- **Exercise objective**
Quote all lines below exactly. Images stay out.

##### Information provided #####

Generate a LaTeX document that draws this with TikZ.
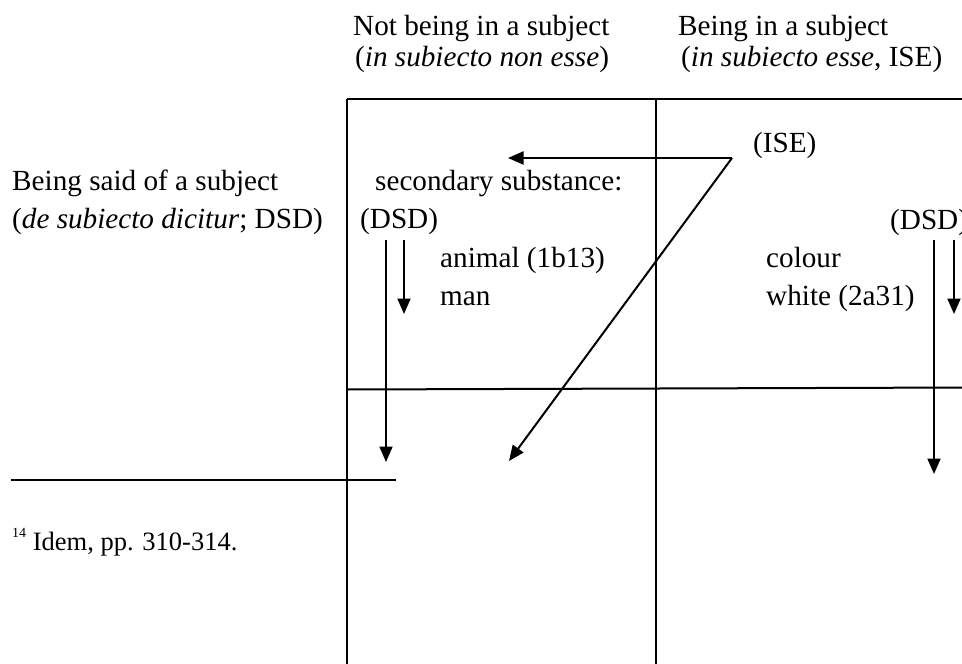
\documentclass[tikz,border=0pt]{standalone}
\usepackage{fontspec}
\setmainfont{Liberation Serif}
\usetikzlibrary{arrows.meta}
\begin{document}
\begin{tikzpicture}[x=1pt,y=-1pt,
  lbl/.style={anchor=base west,inner sep=0pt,font=\fontsize{29.2}{34}\selectfont},
  fnote/.style={anchor=base west,inner sep=0pt,font=\fontsize{26.5}{31}\selectfont},
  rule/.style={line width=2.2pt},
  conn/.style={line width=2pt,-{Triangle[width=13pt,length=15.5pt]}}]
\useasboundingbox (0,0) rectangle (962,664);
% table lines
\coordinate (tl) at (347,99);
\coordinate (tr) at (970,99);
\coordinate (bl) at (347,670);
\coordinate (tm) at (656,99);
\coordinate (bm) at (656,670);
\coordinate (ml) at (347,389.5);
\coordinate (mr) at (970,387.5);
\draw[rule] (tl) -- (tr);
\draw[rule] (tl) -- (bl);
\draw[rule] (tm) -- (bm);
\draw[line width=2pt] (ml) -- (mr);
% headers
\node[lbl] (h1) at (353,35) {Not being in a subject};
\node[lbl] (h1b) at (355,66) {(\textit{in subiecto non esse})};
\node[lbl] (h2) at (678,35) {Being in a subject};
\node[lbl] (h2b) at (681,66) {(\textit{in subiecto esse}, ISE)};
% row label
\node[lbl] (r1) at (12,190) {Being said of a subject};
\node[lbl] (r1b) at (12,228) {(\textit{de subiecto dicitur}; DSD)};
% cell texts
\node[lbl] (sec) at (375,190) {secondary substance:};
\node[lbl] (dsdl) at (360,228) {(DSD)};
\node[lbl] (animal) at (440,267) {animal (1b13)};
\node[lbl] (man) at (440,305) {man};
\node[lbl] (ise) at (753,152) {(ISE)};
\node[lbl] (dsdr) at (890,229) {(DSD)};
\node[lbl] (colour) at (766,267) {colour};
\node[lbl] (white) at (766,305) {white (2a31)};
% arrows
\coordinate (bend) at (732,158);
\coordinate (htip) at (508,158);
\coordinate (dtip) at (509,461);
\draw[conn] (bend) -- (htip);
\draw[conn] (bend) -- (dtip);
\coordinate (l1s) at (386,240);
\coordinate (l1e) at (386,462);
\coordinate (l2s) at (404,240);
\coordinate (l2e) at (404,314);
\draw[conn] (l1s) -- (l1e);
\draw[conn] (l2s) -- (l2e);
\coordinate (r1s) at (934,240);
\coordinate (r1e) at (934,474);
\coordinate (r2s) at (954,240);
\coordinate (r2e) at (954,314);
\draw[conn] (r1s) -- (r1e);
\draw[conn] (r2s) -- (r2e);
% footnote
\coordinate (fa) at (11,480);
\coordinate (fb) at (396,480);
\draw[rule] (fa) -- (fb);
\node[fnote] (fn) at (12,550) {\raisebox{13pt}{\fontsize{14}{14}\selectfont 14} Idem, pp. 310-314.};
\end{tikzpicture}
\end{document}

#####

- **Written solution**
Generate a LaTeX document that draws this with TikZ.
\documentclass[tikz,border=0pt]{standalone}
\usepackage{fontspec}
\setmainfont{Liberation Serif}
\usetikzlibrary{arrows.meta}
\begin{document}
\begin{tikzpicture}[x=1pt,y=-1pt,
  lbl/.style={anchor=base west,inner sep=0pt,font=\fontsize{29.2}{34}\selectfont},
  fnote/.style={anchor=base west,inner sep=0pt,font=\fontsize{26.5}{31}\selectfont},
  rule/.style={line width=2.2pt},
  conn/.style={line width=2pt,-{Triangle[width=13pt,length=15.5pt]}}]
\useasboundingbox (0,0) rectangle (962,664);
% table lines
\coordinate (tl) at (347,99);
\coordinate (tr) at (970,99);
\coordinate (bl) at (347,670);
\coordinate (tm) at (656,99);
\coordinate (bm) at (656,670);
\coordinate (ml) at (347,389.5);
\coordinate (mr) at (970,387.5);
\draw[rule] (tl) -- (tr);
\draw[rule] (tl) -- (bl);
\draw[rule] (tm) -- (bm);
\draw[line width=2pt] (ml) -- (mr);
% headers
\node[lbl] (h1) at (353,35) {Not being in a subject};
\node[lbl] (h1b) at (355,66) {(\textit{in subiecto non esse})};
\node[lbl] (h2) at (678,35) {Being in a subject};
\node[lbl] (h2b) at (681,66) {(\textit{in subiecto esse}, ISE)};
% row label
\node[lbl] (r1) at (12,190) {Being said of a subject};
\node[lbl] (r1b) at (12,228) {(\textit{de subiecto dicitur}; DSD)};
% cell texts
\node[lbl] (sec) at (375,190) {secondary substance:};
\node[lbl] (dsdl) at (360,228) {(DSD)};
\node[lbl] (animal) at (440,267) {animal (1b13)};
\node[lbl] (man) at (440,305) {man};
\node[lbl] (ise) at (753,152) {(ISE)};
\node[lbl] (dsdr) at (890,229) {(DSD)};
\node[lbl] (colour) at (766,267) {colour};
\node[lbl] (white) at (766,305) {white (2a31)};
% arrows
\coordinate (bend) at (732,158);
\coordinate (htip) at (508,158);
\coordinate (dtip) at (509,461);
\draw[conn] (bend) -- (htip);
\draw[conn] (bend) -- (dtip);
\coordinate (l1s) at (386,240);
\coordinate (l1e) at (386,462);
\coordinate (l2s) at (404,240);
\coordinate (l2e) at (404,314);
\draw[conn] (l1s) -- (l1e);
\draw[conn] (l2s) -- (l2e);
\coordinate (r1s) at (934,240);
\coordinate (r1e) at (934,474);
\coordinate (r2s) at (954,240);
\coordinate (r2e) at (954,314);
\draw[conn] (r1s) -- (r1e);
\draw[conn] (r2s) -- (r2e);
% footnote
\coordinate (fa) at (11,480);
\coordinate (fb) at (396,480);
\draw[rule] (fa) -- (fb);
\node[fnote] (fn) at (12,550) {\raisebox{13pt}{\fontsize{14}{14}\selectfont 14} Idem, pp. 310-314.};
\end{tikzpicture}
\end{document}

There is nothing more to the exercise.